これらのことから推測した私の結論はこうです。
飯山満の語源はやはり「狭間」である。人々は決して使いやすいとは言えない田で米づくりをしていたが、そんなに豊かなくらしをしているわけではなかった。そういう人々が、豊かなくらしへの願いを込めて「狭間」に「飯山満」の字をあてるようになった。…いかがでしょうか?

子どものころの記憶なので定かではないのですが、もともとこの土地に住んでいた人は「はさま」ではなく「はざま」と言っている人が多かったような気がします。

これまで、自分の住んでいた土地についてそれほど深く考えてみたことはなかったのですが、久しぶりにこのあたりを散歩してみて、懐かしさとともに新たな発見もありました。時には「いつもの場所」「あたりまえの場所」をじっくり散策するのもいいかもしれません。
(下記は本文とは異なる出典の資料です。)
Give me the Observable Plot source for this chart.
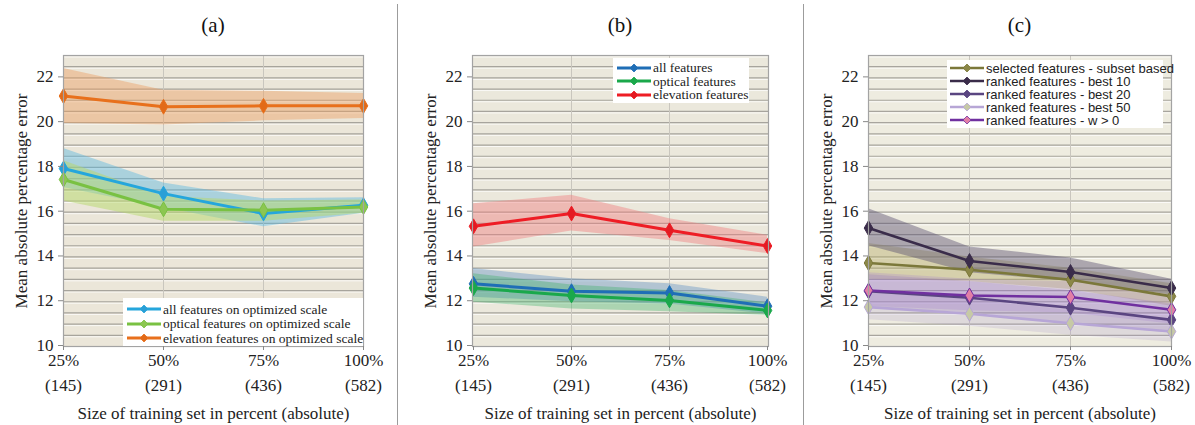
<!DOCTYPE html>
<html>
<head>
<meta charset="utf-8">
<script src="https://cdn.jsdelivr.net/npm/d3@7"></script>
<script src="https://cdn.jsdelivr.net/npm/@observablehq/plot@0.6"></script>
<style>
  html, body { margin: 0; padding: 0; background: #fff; }
  #wrap { position: relative; width: 1195px; height: 425px; overflow: hidden; font-family: "Liberation Serif", "Times New Roman", serif; }
  .panel { position: absolute; top: 0; height: 425px; }
  .panel svg { overflow: visible; font-family: "Liberation Serif", "Times New Roman", serif !important; }
  .panel svg text { font-family: "Liberation Serif", "Times New Roman", serif; }
  .sep { position: absolute; top: 4px; width: 1.5px; height: 421px; background: #9c9c9c; }
  .tag { position: absolute; top: 13px; font-size: 21px; transform: translateX(-50%); color: #111; }
  .legend { position: absolute; background: #fff; color: #222; }
  .legend .row { display: flex; align-items: center; white-space: nowrap; }
  .legend svg { flex: none; }
  .serif { font-family: "Liberation Serif", "Times New Roman", serif; }
  .sans { font-family: "Liberation Sans", Arial, sans-serif; }
</style>
</head>
<body>
<div id="wrap"></div>
<script>
// Training-set sizes shared by the three panels
const sizes = ["25%", "50%", "75%", "100%"];
const trainCounts = [145, 291, 436, 582];
const yTicks = [10, 12, 14, 16, 18, 20, 22];
const gridLevels = d3.range(10, 23.01, 0.5);

// (a) features on optimized scale: mean and spread
const aAllMean = [17.95, 16.83, 15.94, 16.31];
const aAllLow = [17.1, 16.2, 15.35, 15.95];
const aAllHigh = [18.85, 17.3, 16.6, 16.65];
const aOptMean = [17.46, 16.13, 16.09, 16.23];
const aOptLow = [16.5, 15.6, 15.6, 15.95];
const aOptHigh = [18.3, 16.7, 16.5, 16.55];
const aElevMean = [21.19, 20.71, 20.75, 20.75];
const aElevLow = [19.96, 19.9, 20.08, 20.19];
const aElevHigh = [22.42, 21.45, 21.4, 21.3];

// (b) feature groups
const bAllMean = [12.8, 12.47, 12.39, 11.8];
const bAllLow = [12.2, 12.0, 11.9, 11.45];
const bAllHigh = [13.48, 13.03, 12.8, 12.2];
const bOptMean = [12.61, 12.28, 12.06, 11.61];
const bOptLow = [11.98, 11.68, 11.55, 11.39];
const bOptHigh = [13.25, 12.75, 12.5, 11.95];
const bElevMean = [15.37, 15.94, 15.19, 14.49];
const bElevLow = [14.44, 15.16, 14.74, 14.15];
const bElevHigh = [16.38, 16.76, 15.71, 14.97];

// (c) selected and ranked feature sets
const cSubsetMean = [13.73, 13.43, 12.98, 12.24];
const cSubsetLow = [13.0, 12.9, 12.55, 11.8];
const cSubsetHigh = [14.6, 14.0, 13.5, 12.8];
const cBest10Mean = [15.29, 13.82, 13.33, 12.61];
const cBest10Low = [14.5, 13.3, 12.9, 12.3];
const cBest10High = [16.15, 14.45, 13.95, 13.0];
const cBest20Mean = [12.47, 12.18, 11.73, 11.19];
const cBest20Low = [11.75, 11.5, 11.0, 10.6];
const cBest20High = [13.2, 12.9, 12.5, 11.9];
const cBest50Mean = [11.76, 11.46, 11.04, 10.67];
const cBest50Low = [11.2, 10.9, 10.5, 10.2];
const cBest50High = [12.4, 12.1, 11.6, 11.2];
const cW0Mean = [12.5, 12.28, 12.21, 11.64];
const cW0Low = [11.8, 11.6, 11.5, 11.0];
const cW0High = [13.3, 13.0, 12.9, 12.3];

function rows(mean, low, high) {
  return sizes.map((s, i) => ({size: s, mean: mean[i], low: low[i], high: high[i]}));
}

function series(name, mean, low, high, line, marker, band, bandOpacity, width = 3) {
  return {name, data: rows(mean, low, high), line, marker, band, bandOpacity, width};
}

const panels = [
  {
    tag: "(a)", left: 0, width: 397, marginLeft: 63, marginRight: 34, bg: "#ebe6d9",
    series: [
      series("all features on optimized scale", aAllMean, aAllLow, aAllHigh, "#25a6dc", "#2a9fd6", "#5ab8e0", 0.45),
      series("optical features on optimized scale", aOptMean, aOptLow, aOptHigh, "#79c142", "#8cc651", "#b5d86a", 0.5),
      series("elevation features on optimized scale", aElevMean, aElevLow, aElevHigh, "#e8701c", "#e26a18", "#eca064", 0.45)
    ],
    legend: {left: 123, top: 298, width: 240, height: 48, cls: "serif", size: 13.5, rowH: 14.5, pad: "4px 0 0 4px"}
  },
  {
    tag: "(b)", left: 398, width: 405, marginLeft: 74, marginRight: 35, bg: "#ebe8dc",
    series: [
      series("all features", bAllMean, bAllLow, bAllHigh, "#1f6eb6", "#1f6eb6", "#6d98c6", 0.45),
      series("optical features", bOptMean, bOptLow, bOptHigh, "#1aa84b", "#1aa84b", "#35b060", 0.35),
      series("elevation features", bElevMean, bElevLow, bElevHigh, "#ee1d25", "#e41a22", "#f08080", 0.45)
    ],
    legend: {left: 613, top: 58, width: 136, height: 45, cls: "serif", size: 13.5, rowH: 13.5, pad: "3px 0 0 4px"}
  },
  {
    tag: "(c)", left: 804, width: 391, marginLeft: 64, marginRight: 24, bg: "#eeece0",
    series: [
      series("selected features - subset based", cSubsetMean, cSubsetLow, cSubsetHigh, "#7b783a", "#8b8747", "#b9b06c", 0.45, 2.6),
      series("ranked features - best 10", cBest10Mean, cBest10Low, cBest10High, "#3a2c4a", "#3a2c4a", "#5c5270", 0.45, 2.6),
      series("ranked features - best 20", cBest20Mean, cBest20Low, cBest20High, "#5a4581", "#5a4581", "#8c6cbc", 0.25, 2.6),
      series("ranked features - best 50", cBest50Mean, cBest50Low, cBest50High, "#b7a6d6", "#c6c9a6", "#a898c8", 0.22, 2.6),
      series("ranked features - w > 0", cW0Mean, cW0Low, cW0High, "#7030a0", "#e27fa6", "#a47cd0", 0.25, 2.6)
    ],
    legend: {left: 947, top: 60, width: 216, height: 68, cls: "sans", size: 13, rowH: 12.9, pad: "2px 0 0 3px"}
  }
];

const wrap = document.getElementById("wrap");

for (const p of panels) {
  const chart = Plot.plot({
    width: p.width,
    height: 425,
    marginLeft: p.marginLeft,
    marginRight: p.marginRight,
    marginTop: 55,
    marginBottom: 79,
    style: "font-family: 'Liberation Serif', 'Times New Roman', serif; font-size: 17px; background: transparent; color: #222;",
    x: {type: "point", domain: sizes, padding: 0},
    y: {domain: [10, 23]},
    marks: [
      Plot.frame({fill: p.bg, stroke: null}),
      Plot.ruleY(gridLevels, {stroke: "#ffffff", strokeWidth: 1, dy: 1.5, strokeOpacity: 0.75}),
      Plot.ruleY(gridLevels, {stroke: "#8a8781", strokeWidth: 1.2, strokeOpacity: 0.7}),
      Plot.ruleX(["50%", "75%"], {stroke: "#c9c6be", strokeWidth: 1}),
      ...p.series.map(s => Plot.areaY(s.data, {x: "size", y1: "low", y2: "high", fill: s.band, fillOpacity: s.bandOpacity})),
      ...p.series.map(s => Plot.lineY(s.data, {x: "size", y: "mean", stroke: s.line, strokeWidth: s.width})),
      ...p.series.map(s => Plot.dot(s.data, {x: "size", y: "mean", symbol: "diamond", r: 4.5, fill: s.marker, stroke: s.line, strokeWidth: 1})),
      Plot.frame({stroke: "#a3a3a3", strokeWidth: 1.2}),
      Plot.axisY({
        ticks: yTicks, tickSize: 5, tickPadding: 5, stroke: "#888", dy: -1,
        label: "Mean absolute percentage error", labelAnchor: "center", labelOffset: 49, labelArrow: "none"
      }),
      // tick marks only; the two-line tick labels are a text mark below
      Plot.axisX({tickSize: 4, stroke: "#888", text: null, label: null}),
      Plot.text(sizes, {
        x: d => d, frameAnchor: "bottom", lineAnchor: "top", dy: 2, lineHeight: 1.47,
        text: d => `${d}\n(${trainCounts[sizes.indexOf(d)]})`, fill: "#222"
      }),
      Plot.axisX({
        ticks: [], tickSize: 0,
        label: "Size of training set in percent (absolute)", labelAnchor: "center", labelOffset: 72, labelArrow: "none"
      })
    ]
  });
  const holder = document.createElement("div");
  holder.className = "panel";
  holder.style.left = p.left + "px";
  holder.style.width = p.width + "px";
  holder.appendChild(chart);
  wrap.appendChild(holder);

  const tag = document.createElement("div");
  tag.className = "tag";
  tag.style.left = (p.left + p.marginLeft + (p.width - p.marginLeft - p.marginRight) / 2) + "px";
  tag.textContent = p.tag;
  wrap.appendChild(tag);

  // legend box: line sample with diamond marker, then the series name
  const lg = p.legend;
  const box = document.createElement("div");
  box.className = "legend " + lg.cls;
  Object.assign(box.style, {
    left: lg.left + "px", top: lg.top + "px", width: lg.width + "px", height: lg.height + "px",
    fontSize: lg.size + "px", padding: lg.pad, boxSizing: "border-box"
  });
  for (const s of p.series) {
    const row = document.createElement("div");
    row.className = "row";
    row.style.height = lg.rowH + "px";
    row.innerHTML = `<svg width="34" height="10" viewBox="0 0 34 10">
      <line x1="0" x2="34" y1="5" y2="5" stroke="${s.line}" stroke-width="${s.width}"/>
      <path d="M17,1 L21,5 L17,9 L13,5 Z" fill="${s.marker}" stroke="${s.line}" stroke-width="0.8"/>
    </svg><span style="margin-left:2px;line-height:1">${s.name}</span>`;
    box.appendChild(row);
  }
  wrap.appendChild(box);
}

for (const x of [396.5, 802.5]) {
  const sep = document.createElement("div");
  sep.className = "sep";
  sep.style.left = x + "px";
  wrap.appendChild(sep);
}
</script>
</body>
</html>
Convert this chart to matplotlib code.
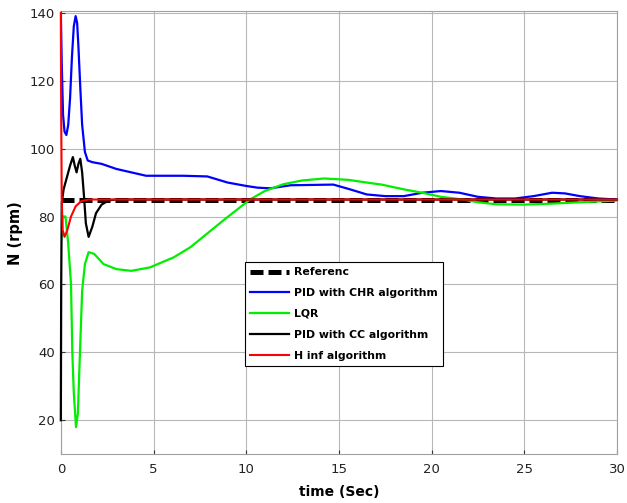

そうそう、船橋市内にはもう1つ難読地名がありました。それが「行々林」です。船橋市北部にあった地名なのですが、みなさんは読めますか?
「あった」と過去形で書いたのは、現在は別の住所になってしまっていて、地名自体は残っていないからです。地名が変更された理由は「あまりに読みにくかったから」だとか…。真偽のほどはわかりませんが、納得できるような気もします。


「?」はきっとそこにある 
「?」を知ればおもしろい! 
みなさんも、身近な「?」を見つけて楽しんでみてください。